In 1997, somewhere within the labyrinthine expanse of New York City, four guys with a love of rock ‘n’ roll started a band. There was no agenda, just a need and want to piece together toweringly heavy grooves, recreating those sounds of old, just for their own ears, in a jam space on a Tuesday evening – a bit of fun for four guys with a collective age of 169.
Four years later, Pavement’s Stephen Malkmus invited them to open for him and his then band, The Jicks, at the Bowery Ballroom – quite the first gig – and the world was, finally, introduced to Endless Boogie. “Well that’s how it started… we never pictured, at first, Endless Boogie being a band, except for jamming and making up riffs,” explains guitarist Paul ‘Top Dollar’ Major. “But people started twisting our arms saying, ‘You’ve gotta play, you’ve gotta play’, and so eventually we said yeah.”

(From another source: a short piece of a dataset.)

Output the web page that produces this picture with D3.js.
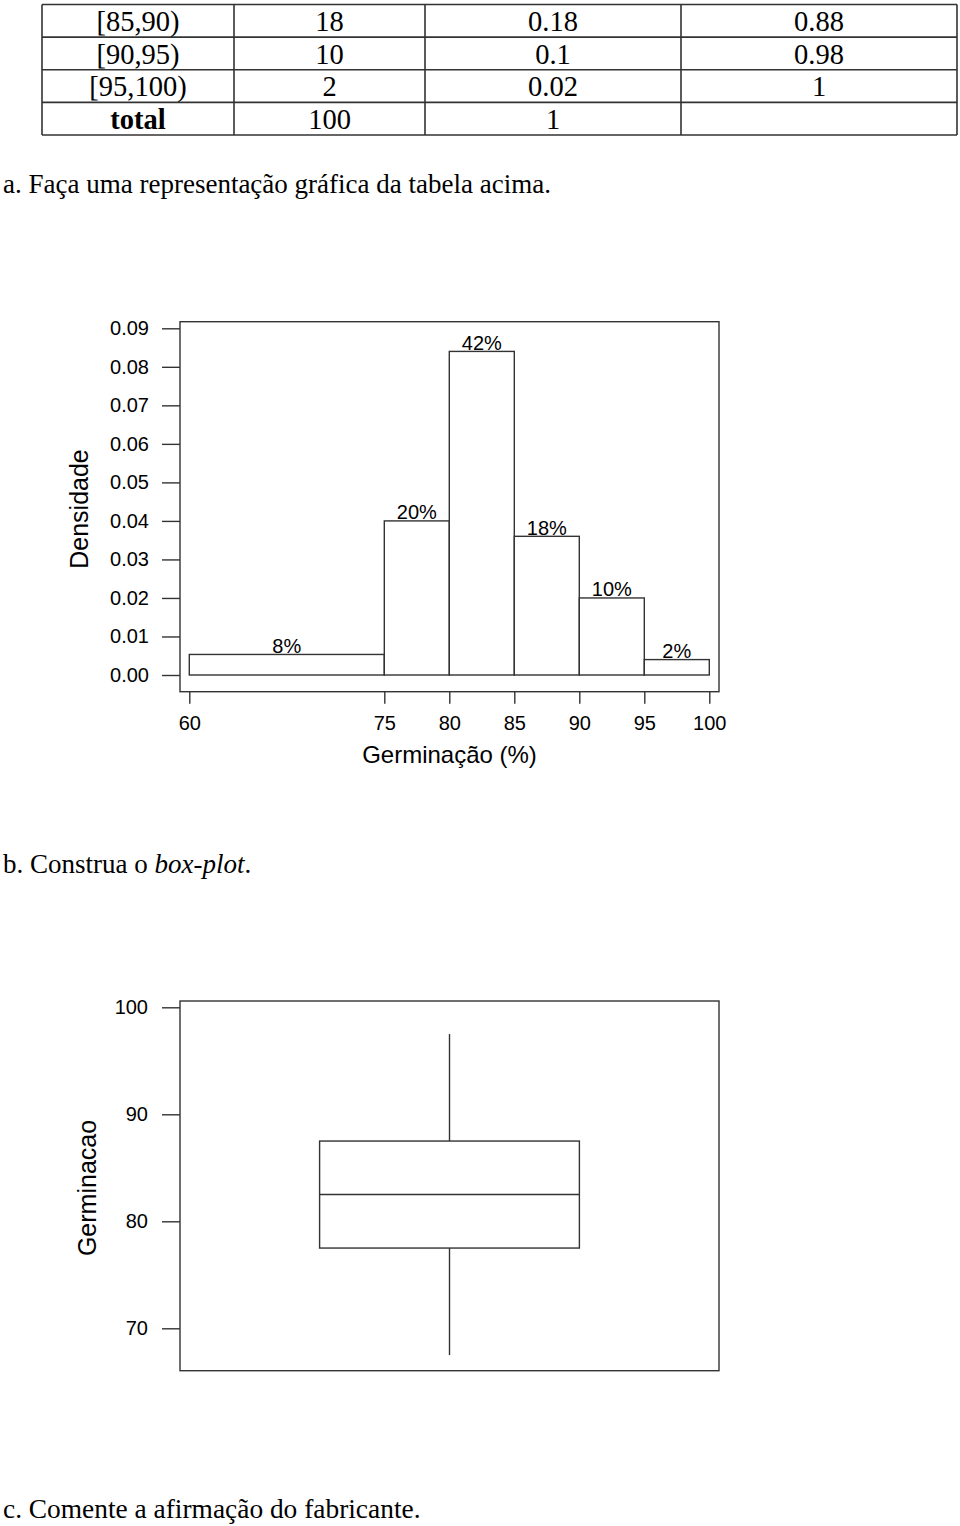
<!DOCTYPE html>
<html>
<head>
<meta charset="utf-8">
<script src="https://cdn.jsdelivr.net/npm/d3@7"></script>
<style>
  html, body { margin: 0; padding: 0; background: #fff; }
  svg { display: block; }
</style>
</head>
<body>
<svg id="page" width="960" height="1526"></svg>
<script>
// ---------- DATA ----------
// table (bottom part of the frequency table)
const tableClasses = ["[85,90)", "[90,95)", "[95,100)", "total"];
const tableFreq = ["18", "10", "2", "100"];
const tableRelFreq = ["0.18", "0.1", "0.02", "1"];
const tableCumFreq = ["0.88", "0.98", "1", ""];

// histogram
const binEdges = [60, 75, 80, 85, 90, 95, 100];
const binPercent = [8, 20, 42, 18, 10, 2];
const histXTicks = [60, 75, 80, 85, 90, 95, 100];
const histYTicks = [0, 0.01, 0.02, 0.03, 0.04, 0.05, 0.06, 0.07, 0.08, 0.09];

// box plot (Germinação)
const boxStats = { min: 67.5, q1: 77.5, median: 82.5, q3: 87.5, max: 97.5 };
const boxYTicks = [70, 80, 90, 100];

// texts
const textA = "a. Faça uma representação gráfica da tabela acima.";
const textBPlain = "b. Construa o ";
const textBItalic = "box-plot";
const textC = "c. Comente a afirmação do fabricante.";

// ---------- DRAW ----------
const svg = d3.select("#page");
const serif = "'Liberation Serif', 'Times New Roman', serif";
const sans = "'Liberation Sans', Arial, Helvetica, sans-serif";
const lineCol = "#333";

// ---- table ----
const colEdges = [42, 234, 425, 681, 957];
const rowY = d3.scaleBand().domain(d3.range(tableClasses.length)).range([4.5, 135]);
const tbl = svg.append("g");
const rowsData = tableClasses.map((c, i) => [c, tableFreq[i], tableRelFreq[i], tableCumFreq[i]]);
[...rowY.domain().map(i => rowY(i)), rowY.range()[1]].forEach(y => {
  tbl.append("line").attr("x1", colEdges[0]).attr("x2", colEdges[4])
    .attr("y1", y).attr("y2", y).attr("stroke", lineCol).attr("stroke-width", 1.6);
});
colEdges.forEach(x => {
  tbl.append("line").attr("x1", x).attr("x2", x)
    .attr("y1", rowY.range()[0]).attr("y2", rowY.range()[1])
    .attr("stroke", lineCol).attr("stroke-width", 1.6);
});
rowsData.forEach((row, i) => {
  row.forEach((txt, j) => {
    tbl.append("text")
      .attr("x", (colEdges[j] + colEdges[j + 1]) / 2)
      .attr("y", rowY(i) + 26.5)
      .attr("text-anchor", "middle")
      .attr("font-family", serif)
      .attr("font-size", 28.5)
      .attr("font-weight", (i === tableClasses.length - 1 && j === 0) ? "bold" : "normal")
      .attr("fill", "#000")
      .text(txt);
  });
});

// ---- paragraph a ----
svg.append("text").attr("x", 3).attr("y", 193)
  .attr("font-family", serif).attr("font-size", 27).attr("fill", "#000").text(textA);

// ---- histogram ----
const hx = d3.scaleLinear().domain([60, 100]).range([189.3, 709.3]);
const hy = d3.scaleLinear().domain([0, 0.09]).range([675, 328.3]);
const hFrame = { x0: 180, x1: 719, y0: 321.7, y1: 691.7 };
const hist = svg.append("g");

hist.append("rect")
  .attr("x", hFrame.x0).attr("y", hFrame.y0)
  .attr("width", hFrame.x1 - hFrame.x0).attr("height", hFrame.y1 - hFrame.y0)
  .attr("fill", "none").attr("stroke", lineCol).attr("stroke-width", 1.4);

const bins = binPercent.map((p, i) => ({
  x0: binEdges[i], x1: binEdges[i + 1], pct: p,
  density: p / 100 / (binEdges[i + 1] - binEdges[i])
}));

hist.selectAll("rect.bar").data(bins).join("rect")
  .attr("class", "bar")
  .attr("x", d => hx(d.x0)).attr("width", d => hx(d.x1) - hx(d.x0))
  .attr("y", d => hy(d.density)).attr("height", d => hy(0) - hy(d.density))
  .attr("fill", "#fff").attr("stroke", lineCol).attr("stroke-width", 1.4);

hist.selectAll("text.pct").data(bins).join("text")
  .attr("class", "pct")
  .attr("x", d => hx((d.x0 + d.x1) / 2))
  .attr("y", d => hy(d.density) - 1.5)
  .attr("text-anchor", "middle")
  .attr("font-family", sans).attr("font-size", 20).attr("fill", "#000")
  .text(d => d.pct + "%");

// y axis
const hyAxis = d3.axisLeft(hy).tickValues(histYTicks).tickSize(18).tickPadding(13)
  .tickFormat(d3.format(".2f"));
const gy = hist.append("g").attr("transform", `translate(${hFrame.x0},0)`).call(hyAxis);
gy.select(".domain").remove();
gy.selectAll(".tick line").attr("stroke", lineCol).attr("stroke-width", 1.4);
gy.selectAll(".tick text").attr("font-family", sans).attr("font-size", 20).attr("fill", "#000");

// x axis
const hxAxis = d3.axisBottom(hx).tickValues(histXTicks).tickSize(12).tickPadding(12)
  .tickFormat(d3.format("d"));
const gx = hist.append("g").attr("transform", `translate(0,${hFrame.y1})`).call(hxAxis);
gx.select(".domain").remove();
gx.selectAll(".tick line").attr("stroke", lineCol).attr("stroke-width", 1.4);
gx.selectAll(".tick text").attr("font-family", sans).attr("font-size", 20).attr("fill", "#000");

hist.append("text")
  .attr("x", (hFrame.x0 + hFrame.x1) / 2).attr("y", 763)
  .attr("text-anchor", "middle").attr("font-family", sans).attr("font-size", 24)
  .attr("fill", "#000").text("Germinação (%)");

hist.append("text")
  .attr("transform", `translate(88,509) rotate(-90)`)
  .attr("text-anchor", "middle").attr("font-family", sans).attr("font-size", 25)
  .attr("fill", "#000").text("Densidade");

// ---- paragraph b ----
const tb = svg.append("text").attr("x", 3).attr("y", 873)
  .attr("font-family", serif).attr("font-size", 27).attr("fill", "#000");
tb.append("tspan").text(textBPlain);
tb.append("tspan").attr("font-style", "italic").text(textBItalic);
tb.append("tspan").text(".");

// ---- box plot ----
const bFrame = { x0: 180, x1: 719, y0: 1001, y1: 1370.7 };
const by = d3.scaleLinear().domain([70, 100]).range([1328.3, 1007.3]);
const bx = d3.scalePoint().domain(["Germinacao"]).range([bFrame.x0, bFrame.x1]).padding(0.5);
const boxW = 0.482 * (bFrame.x1 - bFrame.x0);
const cx = bx("Germinacao");
const bp = svg.append("g");

bp.append("rect")
  .attr("x", bFrame.x0).attr("y", bFrame.y0)
  .attr("width", bFrame.x1 - bFrame.x0).attr("height", bFrame.y1 - bFrame.y0)
  .attr("fill", "none").attr("stroke", lineCol).attr("stroke-width", 1.4);

bp.append("line").attr("x1", cx).attr("x2", cx)
  .attr("y1", by(boxStats.max)).attr("y2", by(boxStats.q3))
  .attr("stroke", lineCol).attr("stroke-width", 1.4);
bp.append("line").attr("x1", cx).attr("x2", cx)
  .attr("y1", by(boxStats.q1)).attr("y2", by(boxStats.min))
  .attr("stroke", lineCol).attr("stroke-width", 1.4);
bp.append("rect")
  .attr("x", cx - boxW / 2).attr("width", boxW)
  .attr("y", by(boxStats.q3)).attr("height", by(boxStats.q1) - by(boxStats.q3))
  .attr("fill", "none").attr("stroke", lineCol).attr("stroke-width", 1.4);
bp.append("line").attr("x1", cx - boxW / 2).attr("x2", cx + boxW / 2)
  .attr("y1", by(boxStats.median)).attr("y2", by(boxStats.median))
  .attr("stroke", lineCol).attr("stroke-width", 1.4);

const byAxis = d3.axisLeft(by).tickValues(boxYTicks).tickSize(18).tickPadding(14)
  .tickFormat(d3.format("d"));
const gby = bp.append("g").attr("transform", `translate(${bFrame.x0},0)`).call(byAxis);
gby.select(".domain").remove();
gby.selectAll(".tick line").attr("stroke", lineCol).attr("stroke-width", 1.4);
gby.selectAll(".tick text").attr("font-family", sans).attr("font-size", 20).attr("fill", "#000");

bp.append("text")
  .attr("transform", `translate(96,1188) rotate(-90)`)
  .attr("text-anchor", "middle").attr("font-family", sans).attr("font-size", 25)
  .attr("fill", "#000").text("Germinacao");

// ---- paragraph c ----
svg.append("text").attr("x", 3).attr("y", 1518)
  .attr("font-family", serif).attr("font-size", 27.4).attr("fill", "#000").text(textC);
</script>
</body>
</html>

Part of the Boogie’s appeal then, is that they only play gigs when invited – an Endless Boogie show isn’t something you’ll see every day. “We figured that rather than calculate or pursue what we’re doing… we’d just go with whatever connection we’d make with people.” This seems like the antithesis of the modern day band, to actively not pursue fame and fortune. “Yeah, absolutely, and you can tell when watching a band whether they’re there in the moment, living it, or just putting on a presentation,” notes Major.
The Boogie will make their first foray to Australia in March, riding high on the back of 2010’s epic Full House Head (their second full-length release). “Yeah, I’m looking forward to it, and being on the same festival bill as Roky Erickson, one of my childhood heroes, that’s exciting for me,” Major smiles, referencing the band’s upcoming appearance at Golden Plains, before revealing that the plan, the Endless Boogie plan, remains unchanged.
“We’ll be doing some familiar songs, but they’ll jam out into places spontaneously,” he promises. “We use the songs as a diving board to leap off… we’ll keep it pure and just rock.”